Once an author becomes (presumably) rich and famous, and publishers are hanging onto his every word—or so it seems, sooner or later the author feels the need to publish all of his or her work, early, late and middle—good, bad, or indifferent, in a collection. Short stories, and some not so short; anyway, the kind of thing that can be readily anthologized. And for some odd and unknown reason, recently I've been awash in these self-selected collections. I've just finished (look back on the blog!) reading and reviewing collections by Orson Scott Card, L.E. Modesitt, Jr., and Neil Gaiman. And I've already finished reading, but haven't yet gotten around to blogging a similar collection from David Gerrold.

So here's the first of two, not just one, mind you, from master fantasist, George R.R. Martin, whose “Song of Ice and Fire” cycle has all of his fans twitching in anticipation for the next and fifth volume, A Dance with Dragons, due for release in September. Martin must be extremely and exceptionally prolific in the short story genre, since his “Books by” page lists no less than seven (7!) previous short story collections by him.

This is the first that I've read, I must confess, at least so far as I can recall. At least, none appear on my blog, which covers pretty much everything I've read since August of 2003, including Vol. 4 of the “Song of Ice and Fire,” A Feast for Crows.

What makes this volume interesting is how it showcases Martin's work from its earliest feeble beginnings (said with tongue firmly in cheek, since none of them are particularly feeble), on into his maturing in his craft as a writer. His introductions are an essential part of this journey, explaining as they do how he first got started by telling himself stories as a child, reading the “funny books” (comics), and then starting to write for the fanzines of the early sixties.

Interestingly enough, even these very earliest stories, while admittedly somewhat naive in their conception at times, are well written, and entertaining to read. Even when the ideas behind them are a little on the shallow or trivial side, they still keep you turning the pages. What's amazing to me is that by just the second batch of stories, Martin already pens one, “With Morning Comes Mistfall,” that get nominated for both the Hugo and Nebula awards! It didn't win, but it got nominated. I'll admit it's a good story, but I wouldn't have thought it was THAT good, personally.

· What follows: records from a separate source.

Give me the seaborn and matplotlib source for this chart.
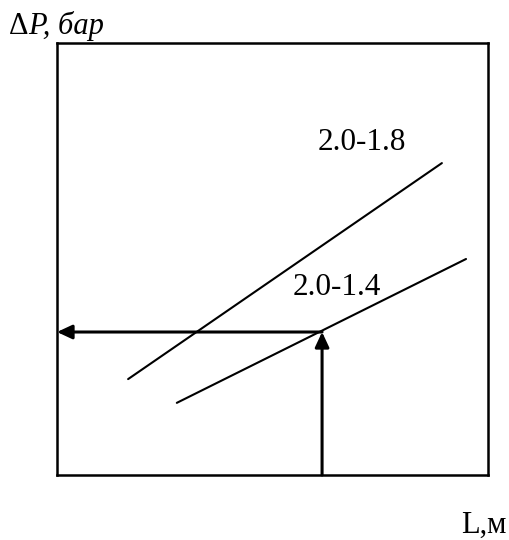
import numpy as np
import pandas as pd
import matplotlib
matplotlib.use('Agg')
import matplotlib.pyplot as plt
import seaborn as sns

sns.set_style('white')
plt.rcParams['font.family'] = ['Liberation Serif', 'DejaVu Serif']
plt.rcParams['text.color'] = 'black'

# curves (arbitrary units)
x_18 = [1.65, 8.93]
y_18 = [2.22, 7.22]
x_14 = [2.78, 9.49]
y_14 = [1.67, 5.00]
curve_labels = ['2.0-1.8', '2.0-1.4']
label_x = [7.08, 6.50]
label_y = [7.69, 4.33]

# working point
L_point = 6.15
P_point = 3.31

df = pd.DataFrame({
    'L': x_18 + x_14,
    'P': y_18 + y_14,
    'curve': [curve_labels[0]] * 2 + [curve_labels[1]] * 2,
})

fig = plt.figure(figsize=(5.1, 5.4), dpi=100)
ax = fig.add_axes([57 / 510, 65 / 540, 431 / 510, 432 / 540])

sns.lineplot(data=df, x='L', y='P', units='curve', estimator=None,
             color='black', linewidth=1.5, ax=ax, legend=False)

for lab, lx, ly in zip(curve_labels, label_x, label_y):
    ax.text(lx, ly, lab, fontsize=22.5, ha='center', va='center', color='black')

arrow = dict(arrowstyle='-|>,head_length=0.9,head_width=0.42', color='black',
             lw=2.2, shrinkA=0, shrinkB=0)
ax.annotate('', xy=(L_point, P_point), xytext=(L_point, 0), arrowprops=arrow)
ax.annotate('', xy=(0, P_point), xytext=(L_point, P_point), arrowprops=arrow)

ax.set_xlim(0, 10)
ax.set_ylim(0, 10)
ax.set_xticks([])
ax.set_yticks([])
ax.set_xlabel('')
ax.set_ylabel('')
for s in ax.spines.values():
    s.set_visible(True)
    s.set_color('black')
    s.set_linewidth(1.8)

fig.text(9 / 510, 1 - 34 / 540, '\u0394', fontsize=22, ha='left', va='baseline')
fig.text(28 / 510, 1 - 34 / 540, 'P, \u0431\u0430\u0440', fontsize=22, style='italic',
         ha='left', va='baseline')
fig.text(461 / 510, 1 - 533 / 540, 'L,\u043c', fontsize=22, ha='left', va='baseline')

fig.savefig('out.png', dpi=100)
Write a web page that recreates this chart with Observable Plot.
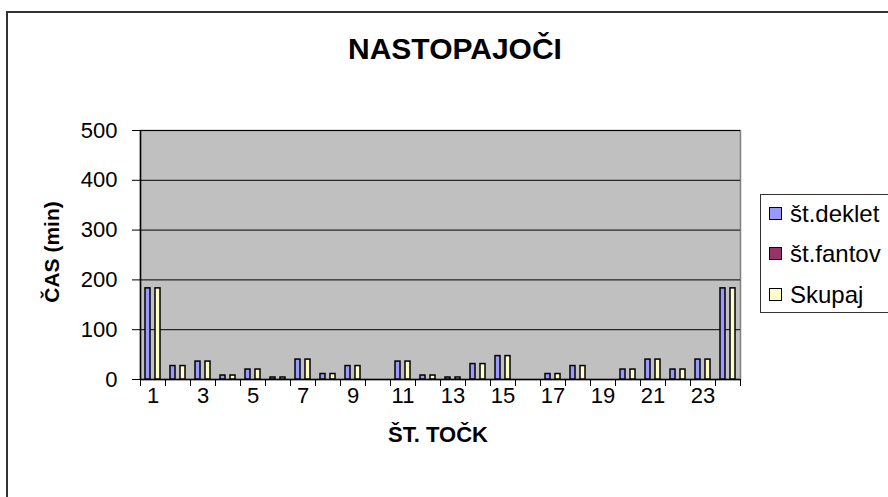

By the third batch, he actually DOES win a Hugo, this time with “A Song for Lya,” which, again, was nominated for both the Nebula and Hugo, but only won the Hugo. And it IS a darn good story, even if I knew what was going to happen well before it actually came to pass. Can't be helped, I suppose. This section also has “And Seven Times Never Kill Man,” which is a truly disturbing story. Aliens against human religious fanatics, with an ending in this case NOT anticipated, at least not by me. Martin is really catching his stride with stories of alien worlds, alien artifacts, aliens embracing human religions, humans embracing alien religions, and more.

Next comes a section of fantasy stories, and these are very well done also. I think I actually liked them better than the SciFpi stories. Then come the horror stories, and these I don't like quite as well, but I can't deny their power. I'm just not a horror fan, even though these stories can also be considered fantasy, or in the case of the often-anthologized “Sandkings,” science fiction. I think “Sandkings” is the only story that remember reading before, and probably more than once, but then, it's a story that once read, is not likely to be forgotten. The stories in this section are also some of the longest in the book. “Nightflyers” is another SciFi horror tale, involving as it does, interstellar travel, and a most strange alien lifeform.

Well, I've already written way more about this book than I intended, while probably not saying all that much that is really helpful to the potential reader. I definitely recommend this collection for anyone who is a fan of Martin's work, and for that matter, for anyone who wants to read elegant, evocative, slightly twisted tales of wonder and the macabre.